This article is part of the supplement: Selected articles from the 8th International Symposium on Bioinformatics Research and Applications (ISBRA'12)
PoPLAR: Portal for Petascale Lifescience Applications and Research
- Equal contributors
Joint Institute for Computational Sciences, The University of Tennessee, Oak Ridge National Laboratory, 1 Bethel Valley Rd., Bldg. 5100, Oak Ridge, TN 37831-6173, USA
BMC Bioinformatics 2013, 14(Suppl 9):S3 doi:10.1186/1471-2105-14-S9-S3Published: 28 June 2013
We are focusing specifically on fast data analysis and retrieval in bioinformatics that will have a direct impact on the quality of human health and the environment.
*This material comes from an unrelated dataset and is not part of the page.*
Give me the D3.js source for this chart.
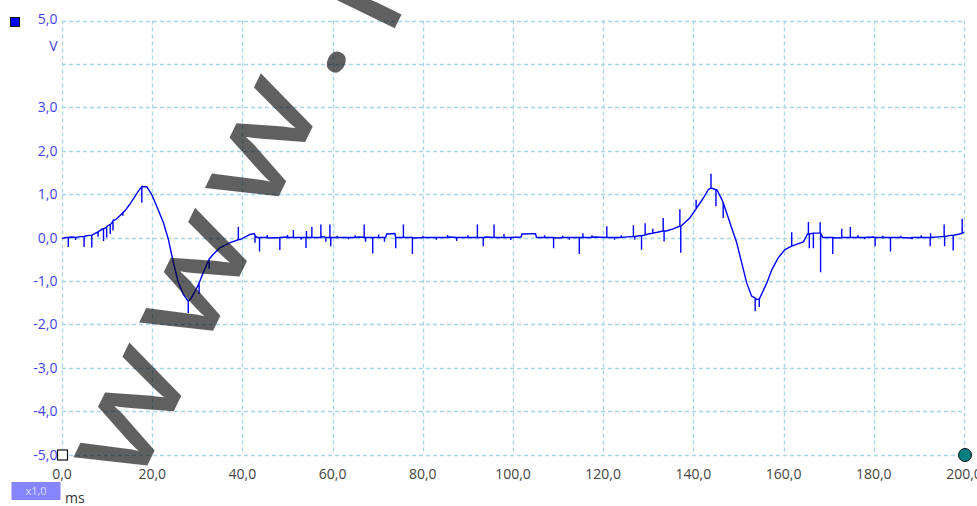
<!DOCTYPE html>
<html>
<head>
<meta charset="utf-8">
<script src="https://cdn.jsdelivr.net/npm/d3@7"></script>
<style>
  html, body { margin: 0; padding: 0; background: #fff; overflow: hidden; }
  svg { display: block; }
  text { font-family: "Open Sans", "DejaVu Sans", sans-serif; }
</style>
</head>
<body>
<script>
// x axis (ms) and y axis (V) ticks
const xTicks = [0, 20, 40, 60, 80, 100, 120, 140, 160, 180, 200];
const yTicks = [-5, -4, -3, -2, -1, 0, 1, 2, 3, 4, 5];
const yLabelTicks = [-5, -4, -3, -2, -1, 0, 1, 2, 3, 5];

// smooth part of the trace
const timeMs = [
  0, 1, 2, 3, 4, 5, 6, 7, 8, 9, 10, 11, 12, 13, 14, 15, 16, 17, 17.7, 18.8,
  19.9, 21, 22.5, 23.6, 24.7, 25.8, 26.9, 28, 28.7, 29.9, 31, 32.1, 33.5, 35, 37.3, 39.5,
  41.7, 42.6, 43.2, 46, 50, 54, 58, 62, 66, 70, 71.8, 72, 73.8, 74, 78, 82, 86, 90,
  94, 98, 101.8, 102, 105, 105.2, 110, 114, 118, 122, 126, 128, 130, 132, 134, 135.5,
  137, 139.2, 140.7, 142.2, 143.3, 144, 145.2, 146.3, 147.4, 148.5, 149.6, 150.7, 151.8,
  152.9, 154, 155.1, 156.3, 157.4, 158.8, 160.3, 162.2, 164.4, 165.3, 166.6, 168.1, 168.7,
  172, 176, 180, 184, 188, 192, 195, 197, 199, 200
];
const volts = [
  -0.02, 0.0, 0.01, 0.0, 0.02, 0.03, 0.05, 0.08, 0.13, 0.2, 0.26, 0.33, 0.42, 0.52, 0.62, 0.76, 0.92, 1.08, 1.17, 1.17,
  0.99, 0.72, 0.34, -0.05, -0.58, -1.04, -1.31, -1.47, -1.39, -1.16, -0.89, -0.62, -0.39, -0.24, -0.12, -0.05,
  0.07, 0.09, 0.0, -0.01, 0.01, 0.0, 0.02, 0.0, 0.01, 0.0, 0.01, 0.08, 0.09, 0.0, -0.01, 0.0, 0.01, 0.0,
  0.01, 0.0, 0.01, 0.08, 0.09, 0.0, -0.01, 0.0, 0.01, 0.0, 0.02, 0.04, 0.08, 0.12, 0.15, 0.2,
  0.26, 0.45, 0.68, 0.91, 1.1, 1.14, 1.1, 0.88, 0.56, 0.22, -0.12, -0.58, -1.04,
  -1.35, -1.43, -1.31, -1.04, -0.74, -0.47, -0.28, -0.18, -0.1, 0.08, 0.1, 0.1, 0.0,
  -0.01, 0.0, 0.01, 0.0, -0.01, 0.0, 0.02, 0.05, 0.08, 0.12
];

// glitches: time, level they leave from, tip level
const spikeTimes = [
  1.4, 3.0, 4.9, 6.6, 8.0, 9.2, 9.9, 10.7, 11.3, 13.5, 17.7, 28.0, 30.4, 32.6, 39.1, 42.8,
  43.8, 45.5, 48.3, 50, 51.3, 53, 54.1, 54.2, 55.4, 57.4, 58.5, 59.4, 59.6, 61, 63.5, 65,
  67, 67.3, 68.9, 70.2, 71.5, 74, 75.7, 77.7, 80, 83, 85.5, 87.5, 90, 92.1, 93.4, 95.8,
  98, 99.5, 107, 109, 111, 112.5, 114.7, 115.5, 117.5, 120.8, 122.5, 124, 126.7, 127,
  128.5, 129.3, 131, 133.3, 133.5, 137, 137.2, 140.6, 143.9, 145, 146.6, 153.7, 154.6,
  161.8, 165.5, 165.7, 166.6, 168.1, 168.2, 170.9, 172.9, 174.8, 176.5, 178, 180.3, 182,
  183.7, 186, 188.5, 190.5, 192.5, 192.6, 195.6, 195.7, 197.6, 199.6
];
const spikeBase = [
  0, 0, 0.02, 0.05, 0.13, 0.2, 0.24, 0.3, 0.38, 0.57, 1.17, -1.47, -1.05, -0.5, -0.05, 0.05,
  0, 0, 0, 0, 0, 0, 0, 0, 0, 0, 0, 0, 0, 0, 0, 0,
  0, 0, 0, 0, 0, 0, 0, 0, 0, 0, 0, 0, 0, 0, 0, 0,
  0, 0, 0, 0, 0, 0, 0, 0, 0, 0, 0, 0, 0.02, 0.02,
  0.04, 0.06, 0.1, 0.15, 0.15, 0.26, 0.26, 0.66, 1.14, 1.1, 0.8, -1.4, -1.42,
  -0.2, 0.08, 0.08, 0.1, 0.1, 0.1, 0, 0, 0, 0, 0, 0, 0,
  0, 0, 0, 0, 0, 0, 0.02, 0.02, 0.05, 0.1
];
const spikeTip = [
  -0.22, -0.06, -0.22, -0.23, 0.02, -0.08, 0.0, 0.08, 0.16, 0.5, 0.8, -1.74, -1.3, -0.72, 0.24, -0.12,
  -0.32, 0.06, -0.29, 0.06, 0.17, -0.05, -0.24, 0.15, 0.24, 0.3, -0.1, 0.3, -0.2, 0.04, -0.04, 0.05,
  0.3, -0.1, -0.37, 0.07, -0.1, -0.25, 0.3, -0.38, 0.04, -0.05, 0.06, -0.08, 0.05, 0.3, -0.2, 0.3,
  0.08, -0.06, 0.05, -0.25, 0.04, -0.05, -0.38, 0.1, 0.05, 0.26, -0.05, 0.05, 0.28, -0.05,
  -0.28, 0.33, 0.2, 0.45, -0.09, 0.65, -0.35, 0.87, 1.47, 0.72, 0.45, -1.7, -1.6,
  0.12, 0.36, -0.25, -0.25, 0.35, -0.8, -0.38, 0.2, 0.24, 0.05, -0.04, -0.2, 0.04,
  -0.32, 0.04, -0.04, 0.05, -0.2, 0.1, 0.3, -0.2, -0.3, 0.43
];

const width = 977;
const height = 506;

const x = d3.scaleLinear().domain([0, 200]).range([62, 964]);
const y = d3.scaleLinear().domain([-5, 5]).range([454.5, 20.5]);

const svg = d3.select("body").append("svg").attr("width", width).attr("height", height);

// grid
const grid = svg.append("g")
  .attr("stroke", "#a9d6e6")
  .attr("stroke-width", 1.3)
  .attr("stroke-dasharray", "4,3");
grid.selectAll(".gx")
  .data(xTicks)
  .enter()
  .append("line")
  .attr("class", "gx")
  .attr("x1", (d) => Math.round(x(d)) + 0.5)
  .attr("x2", (d) => Math.round(x(d)) + 0.5)
  .attr("y1", y(5))
  .attr("y2", y(-5));
grid.selectAll(".gy")
  .data(yTicks)
  .enter()
  .append("line")
  .attr("class", "gy")
  .attr("x1", x(0))
  .attr("x2", x(200))
  .attr("y1", (d) => Math.round(y(d)) + 0.5)
  .attr("y2", (d) => Math.round(y(d)) + 0.5);

// y labels
svg.append("g")
  .selectAll("text")
  .data(yLabelTicks)
  .enter()
  .append("text")
  .attr("x", 57.5)
  .attr("y", (d) => (d === 5 ? y(d) - 2 : y(d)))
  .attr("dy", "0.36em")
  .attr("text-anchor", "end")
  .attr("font-size", 14)
  .attr("fill", "#4343e8")
  .text((d) => d3.format(".1f")(d).replace(".", ",").replace("−", "-"));

svg.append("text")
  .attr("x", 57.5)
  .attr("y", 46)
  .attr("dy", "0.36em")
  .attr("text-anchor", "end")
  .attr("font-size", 14)
  .attr("fill", "#4343e8")
  .text("V");

// x labels
svg.append("g")
  .selectAll("text")
  .data(xTicks)
  .enter()
  .append("text")
  .attr("x", (d) => x(d))
  .attr("y", 479)
  .attr("text-anchor", "middle")
  .attr("font-size", 14)
  .attr("fill", "#444")
  .text((d) => d3.format(".1f")(d).replace(".", ","));

svg.append("text")
  .attr("x", 65)
  .attr("y", 503)
  .attr("font-size", 14)
  .attr("fill", "#333")
  .text("ms");

// zoom badge
svg.append("rect")
  .attr("x", 11.5)
  .attr("y", 482)
  .attr("width", 49)
  .attr("height", 18)
  .attr("fill", "#8585ff");
svg.append("text")
  .attr("x", 36)
  .attr("y", 491)
  .attr("dy", "0.36em")
  .attr("text-anchor", "middle")
  .attr("font-size", 11)
  .attr("fill", "#dcdcff")
  .text("x1,0");

// trace = smooth points plus glitches
const pts = timeMs.map((t, i) => ({ t: t, v: volts[i], k: 0 }));
spikeTimes.forEach((t, i) => {
  pts.push({ t: t, v: spikeBase[i], k: 1 });
  pts.push({ t: t, v: spikeTip[i], k: 2 });
  pts.push({ t: t, v: spikeBase[i], k: 3 });
});
pts.sort((a, b) => a.t - b.t || a.k - b.k);

const line = d3.line()
  .x((d) => x(d.t))
  .y((d) => y(d.v));

svg.append("path")
  .datum(pts)
  .attr("fill", "none")
  .attr("stroke", "#0000ff")
  .attr("stroke-width", 1.4)
  .attr("d", line);

// markers
svg.append("rect")
  .attr("x", 10.5)
  .attr("y", 17.5)
  .attr("width", 9)
  .attr("height", 9)
  .attr("fill", "#0000ff")
  .attr("stroke", "#111");
svg.append("rect")
  .attr("x", 57.5)
  .attr("y", 450)
  .attr("width", 10)
  .attr("height", 10)
  .attr("fill", "#fff")
  .attr("stroke", "#111")
  .attr("stroke-width", 1.2);
svg.append("circle")
  .attr("cx", 965)
  .attr("cy", 455)
  .attr("r", 6.5)
  .attr("fill", "#008080")
  .attr("stroke", "#111");

// watermark
svg.append("g")
  .attr("opacity", 0.62)
  .attr("transform", "translate(135.6,488.2) rotate(-64) scale(1.3,1)")
  .append("text")
  .attr("font-family", "DejaVu Sans")
  .attr("font-size", 128)
  .attr("letter-spacing", 16)
  .attr("fill", "#000")
  .attr("stroke", "#000")
  .attr("stroke-width", 1.5)
  .attr("stroke-linejoin", "miter")
  .text("www.p");
</script>
</body>
</html>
The exponential growth of data generated in biology research, from small atoms to big ecosystems, necessitates an increasingly large computational component to perform analyses. Novel DNA sequencing technologies and complementary high-throughput approaches--such as proteomics, genomics, metabolomics, and meta-genomics--drive data-intensive bioinformatics. While individual research centers or universities could once provide for these applications, this is no longer the case. Today, only specialized national centers can deliver the level of computing resources required to meet the challenges posed by rapid data growth and the resulting computational demand. Consequently, we are developing massively parallel applications to analyze the growing flood of biological data and contribute to the rapid discovery of novel knowledge.
The efforts of previous National Science Foundation (NSF) projects provided for the generation of parallel modules for widely used bioinformatics applications on the Kraken supercomputer. We have profiled and optimized the code of some of the scientific community's most widely used desktop and small-cluster-based applications, including BLAST from the National Center for Biotechnology Information (NCBI), HMMER, and MUSCLE; scaled them to tens of thousands of cores on high-performance computing (HPC) architectures; made them robust and portable to next-generation architectures; and incorporated these parallel applications in science gateways with a web-based portal.
This paper will discuss the various developmental stages, challenges, and solutions involved in taking bioinformatics applications from the desktop to petascale with a front-end portal for very-large-scale data analysis in the life sciences.
This research will help to bridge the gap between the rate of data generation and the speed at which scientists can study this data. The ability to rapidly analyze data at such a large scale is having a significant, direct impact on science achieved by collaborators who are currently using these tools on supercomputers.